══ DATASET EXCERPT
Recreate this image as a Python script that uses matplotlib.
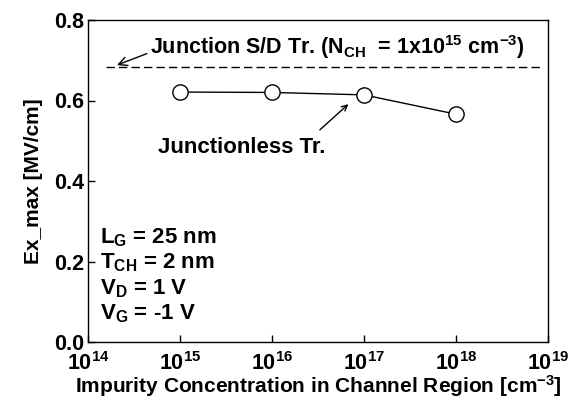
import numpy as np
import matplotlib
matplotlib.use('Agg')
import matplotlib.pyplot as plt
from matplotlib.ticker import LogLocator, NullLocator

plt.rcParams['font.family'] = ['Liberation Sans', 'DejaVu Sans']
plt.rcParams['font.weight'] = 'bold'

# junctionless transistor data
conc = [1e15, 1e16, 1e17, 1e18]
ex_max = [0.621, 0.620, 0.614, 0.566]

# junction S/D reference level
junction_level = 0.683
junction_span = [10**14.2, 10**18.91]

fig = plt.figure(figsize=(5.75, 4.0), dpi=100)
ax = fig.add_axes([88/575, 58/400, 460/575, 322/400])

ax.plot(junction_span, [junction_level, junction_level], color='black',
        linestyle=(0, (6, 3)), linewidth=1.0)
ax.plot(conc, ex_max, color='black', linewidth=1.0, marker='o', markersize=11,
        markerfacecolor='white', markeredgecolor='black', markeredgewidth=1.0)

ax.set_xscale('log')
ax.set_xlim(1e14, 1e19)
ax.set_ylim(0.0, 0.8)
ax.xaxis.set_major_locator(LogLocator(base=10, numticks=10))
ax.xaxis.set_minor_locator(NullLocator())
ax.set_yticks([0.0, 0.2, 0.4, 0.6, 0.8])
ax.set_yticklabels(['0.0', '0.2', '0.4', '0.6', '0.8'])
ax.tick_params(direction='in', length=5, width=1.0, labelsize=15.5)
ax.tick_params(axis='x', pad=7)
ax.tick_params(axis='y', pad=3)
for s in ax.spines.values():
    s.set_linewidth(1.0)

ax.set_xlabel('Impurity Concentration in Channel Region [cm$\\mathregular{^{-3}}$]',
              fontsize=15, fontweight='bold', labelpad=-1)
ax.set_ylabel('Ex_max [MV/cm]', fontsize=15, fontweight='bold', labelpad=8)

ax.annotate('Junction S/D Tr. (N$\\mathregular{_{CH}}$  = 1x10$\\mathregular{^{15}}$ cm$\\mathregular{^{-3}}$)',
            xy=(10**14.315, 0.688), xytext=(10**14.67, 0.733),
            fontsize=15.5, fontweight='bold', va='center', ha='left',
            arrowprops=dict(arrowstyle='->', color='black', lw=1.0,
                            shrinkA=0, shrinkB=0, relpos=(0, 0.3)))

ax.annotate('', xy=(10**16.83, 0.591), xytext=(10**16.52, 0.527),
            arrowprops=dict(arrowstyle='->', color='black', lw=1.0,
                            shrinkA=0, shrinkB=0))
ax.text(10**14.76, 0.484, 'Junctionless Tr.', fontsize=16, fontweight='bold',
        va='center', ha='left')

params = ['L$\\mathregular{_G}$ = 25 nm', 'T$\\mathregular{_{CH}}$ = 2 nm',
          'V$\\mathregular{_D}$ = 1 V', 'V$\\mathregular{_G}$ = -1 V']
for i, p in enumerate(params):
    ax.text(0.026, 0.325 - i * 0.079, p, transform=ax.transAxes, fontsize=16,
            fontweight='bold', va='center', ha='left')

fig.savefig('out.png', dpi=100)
════
== WORK TO DO ==
From the opening line of the listing above through the line bearing "plt.rcParams['font.weight'] = 'bold'", repeat each line exactly. Drop every picture.

== TASK SOLUTION ==
Recreate this image as a Python script that uses matplotlib.
import numpy as np
import matplotlib
matplotlib.use('Agg')
import matplotlib.pyplot as plt
from matplotlib.ticker import LogLocator, NullLocator

plt.rcParams['font.family'] = ['Liberation Sans', 'DejaVu Sans']
plt.rcParams['font.weight'] = 'bold'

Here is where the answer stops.